The present auctions, to be conducted on simpler contractual terms together with pricing and marketing freedom, will be the first licensing round in over five years, Tripathi said.
The government had liberalised exploration and production regime in the early 1990s. In the late 1990s, it further liberalised the E&P sector with the introduction of NELP regime that allowed 100 per cent FDI and offered a level playing field to private and national oil companies.
The fields offered for global bidding hold 625 million barrels of in-place oil/gas reserves.

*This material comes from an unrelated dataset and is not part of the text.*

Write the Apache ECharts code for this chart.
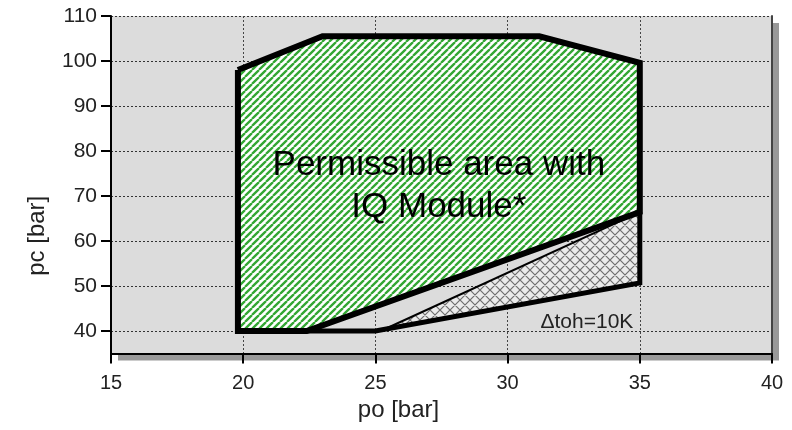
<!DOCTYPE html>
<html>
<head>
<meta charset="utf-8">
<script src="https://cdn.jsdelivr.net/npm/echarts@6.0.0/dist/echarts.min.js"></script>
<style>
  html, body { margin: 0; padding: 0; background: #fff; }
  #chart { width: 792px; height: 430px; }
</style>
</head>
<body>
<div id="chart"></div>
<script>
// outline of the permissible area (po, pc)
const areaPo = [19.8, 23.0, 31.2, 35.0, 35.0, 22.4, 19.8, 19.8];
const areaPc = [98.0, 105.5, 105.5, 99.6, 66.4, 40.0, 40.0, 98.0];

// cross hatched zone (dtoh = 10K)
const zonePo = [25.2, 35.0, 35.0, 25.0];
const zonePc = [40.0, 66.4, 50.7, 40.0];

// lower limit line and thin upper edge of the zone
const lowerPo = [22.4, 25.0, 35.0, 35.0];
const lowerPc = [40.0, 40.0, 50.7, 66.4];
const edgePo = [25.2, 35.0];
const edgePc = [40.0, 66.4];

const pcTicks = [40, 50, 60, 70, 80, 90, 100, 110];

// annotations: anchor (po, pc) and text
const notePo = [27.4, 33.0];
const notePc = [72.2, 42.0];
const noteText = ['Permissible area with\nIQ Module*', 'Δtoh=10K'];

const font = 'Liberation Sans, Arial, sans-serif';

const pairs = (xs, ys) => xs.map((x, i) => [x, ys[i]]);

function makeHatch(size, bg, color, width, both) {
    const c = document.createElement('canvas');
    c.width = c.height = size;
    const g = c.getContext('2d');
    g.fillStyle = bg;
    g.fillRect(0, 0, size, size);
    g.strokeStyle = color;
    g.lineWidth = width;
    g.beginPath();
    for (const o of [-size, 0, size]) {
        g.moveTo(o, size);
        g.lineTo(o + size, 0);
    }
    if (both) {
        for (const o of [-size, 0, size]) {
            g.moveTo(o, 0);
            g.lineTo(o + size, size);
        }
    }
    g.stroke();
    return { image: c, repeat: 'repeat' };
}

const greenHatch = makeHatch(7, '#ffffff', '#33a633', 2.3, false);
const greyHatch = makeHatch(10, '#ebebeb', '#6e6e6e', 1.2, true);

function polygon(fill) {
    return (params, api) => {
        if (params.dataIndex !== 0) return;
        const pts = [];
        for (let i = 0; i < params.dataInsideLength; i++) {
            pts.push(api.coord([api.value(0, i), api.value(1, i)]));
        }
        return { type: 'polygon', shape: { points: pts }, style: { fill: fill } };
    };
}

function note(params, api) {
    const p = api.coord([api.value(0), api.value(1)]);
    const big = params.dataIndex === 0;
    return {
        type: 'text', x: p[0], y: p[1],
        style: {
            text: noteText[params.dataIndex],
            fill: big ? '#000' : '#222',
            font: (big ? 35 : 21) + 'px ' + font,
            lineHeight: big ? 42 : 21,
            align: 'center', verticalAlign: 'middle'
        }
    };
}

const myChart = echarts.init(document.getElementById('chart'));

const option = {
    animation: false,
    grid: {
        left: 111, right: 20, top: 16, bottom: 76.5,
        show: true,
        backgroundColor: '#dcdcdc',
        borderWidth: 0,
        shadowColor: '#999',
        shadowOffsetX: 7,
        shadowOffsetY: 7,
        shadowBlur: 0
    },
    xAxis: {
        type: 'value', min: 15, max: 40, interval: 5,
        axisLine: { show: true, onZero: false, lineStyle: { color: '#000', width: 2 } },
        axisTick: { show: true, length: 10, lineStyle: { color: '#000', width: 2 } },
        axisLabel: { margin: 20, fontSize: 20, color: '#222', fontFamily: font },
        splitLine: { show: true, lineStyle: { color: '#444', type: [2, 2], width: 1 } },
        name: 'po [bar]', nameLocation: 'middle', nameGap: 42,
        nameTextStyle: { fontSize: 24, color: '#222', fontFamily: font, padding: [0, 86, 0, 0] }
    },
    yAxis: [
        {
            type: 'value', min: 35, max: 110,
            axisLine: { show: true, onZero: false, lineStyle: { color: '#000', width: 2 } },
            axisTick: { show: true, length: 10, customValues: pcTicks, lineStyle: { color: '#000', width: 2 } },
            axisLabel: { margin: 14, fontSize: 21, color: '#222', fontFamily: font, customValues: pcTicks },
            splitLine: { show: true, lineStyle: { color: '#333', type: [2, 2], width: 1 } },
            name: 'pc [bar]', nameLocation: 'middle', nameGap: 62, nameRotate: 90,
            nameTextStyle: { fontSize: 24, color: '#222', fontFamily: font, padding: [0, 102, 0, 0] }
        },
        {
            // solid right frame edge
            type: 'value', min: 35, max: 110, position: 'right',
            axisLine: { show: true, onZero: false, lineStyle: { color: '#444', width: 2 } },
            axisTick: { show: false },
            axisLabel: { show: false },
            splitLine: { show: false }
        }
    ],
    series: [
        {
            type: 'custom', renderItem: polygon(greenHatch), data: pairs(areaPo, areaPc),
            encode: { x: 0, y: 1 }, silent: true, z: 2
        },
        {
            type: 'custom', renderItem: polygon(greyHatch), data: pairs(zonePo, zonePc),
            encode: { x: 0, y: 1 }, silent: true, z: 2
        },
        {
            type: 'line', data: pairs(edgePo, edgePc), symbol: 'none', z: 3,
            lineStyle: { color: '#000', width: 2 }
        },
        {
            type: 'line', data: pairs(lowerPo, lowerPc), symbol: 'none', z: 4,
            lineStyle: { color: '#000', width: 5, join: 'miter' }
        },
        {
            type: 'line', data: pairs(areaPo, areaPc), symbol: 'none', z: 5,
            lineStyle: { color: '#000', width: 6, join: 'miter' }
        },
        {
            type: 'custom', renderItem: note, data: pairs(notePo, notePc),
            encode: { x: 0, y: 1 }, silent: true, z: 6
        }
    ]
};

myChart.setOption(option);
window.addEventListener('resize', function () {
    myChart.resize();
});
</script>
</body>
</html>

Pradhan said 46 fields that are offered are actually 67 small and marginal discoveries that have been clubbed. ONGC and Oil India "surrendered" these fields as they could not develop them because of huge overhead cost and uneconomic size, he said but added that these national exploration companies will not get compensation from the bidders at all.
"May be ONGC and OIL can ask for some revenue sharing, apart from participating in these bids," Pradhan said
In the current round of bidding, as many as 67 idle discoveries are clubbed into 46 fields for offer in the international bidding round. Of these, 28 discoveries are in Bombay offshore, 14 in the Krishna Godavari basin and 10 in the Assam shelf.
In-place reserves in these identified discoveries/ fields is about 88 mt of oil/oil equivalent gas. The biggest discovery among the lot is the D-18 in Bombay Offshore that alone holds 14.78 million tonnes of in-place oil reserves.